Good looking plant, but careful with bulb rot, happens even if it's not buried in the substrate.
Have had about 6 in my last tank, sold 3 for $20 and only one guy pmed and bought it. 
Thinking about picking up the broad leaf version. And yea I agree with tom the are common at Bigals just expensive. I got a good price on mine as I picked up the bulbs for around $5-6 a piece.


----------



## TorontoPlantMan (Aug 16, 2013)

default said:


> Good looking plant, but careful with bulb rot, happens even if it's not buried in the substrate.
> Have had about 6 in my last tank, sold 3 for $20 and only one guy pmed and bought it.
> Thinking about picking up the broad leaf version. And yea I agree with tom the are common at Bigals just expensive. I got a good price on mine as I picked up the bulbs for around $5-6 a piece.

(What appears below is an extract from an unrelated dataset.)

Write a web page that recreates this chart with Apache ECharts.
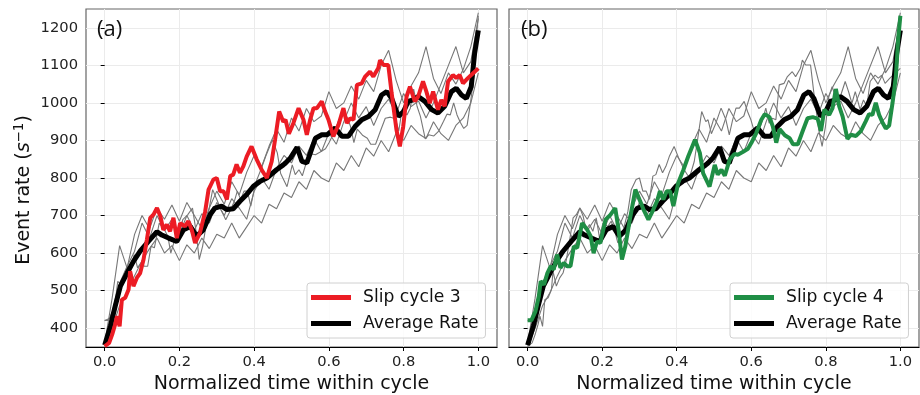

BULB ROT  How does that happen? Now I'm worried maybe mine is too deep?


----------



## TorontoPlantMan (Aug 16, 2013)

default said:


> Good looking plant, but careful with bulb rot, happens even if it's not buried in the substrate.
> Have had about 6 in my last tank, sold 3 for $20 and only one guy pmed and bought it.
> Thinking about picking up the broad leaf version. And yea I agree with tom the are common at Bigals just expensive. I got a good price on mine as I picked up the bulbs for around $5-6 a piece.


I lifted the bulb up a bit as I'm now worried. What do you think ?


----------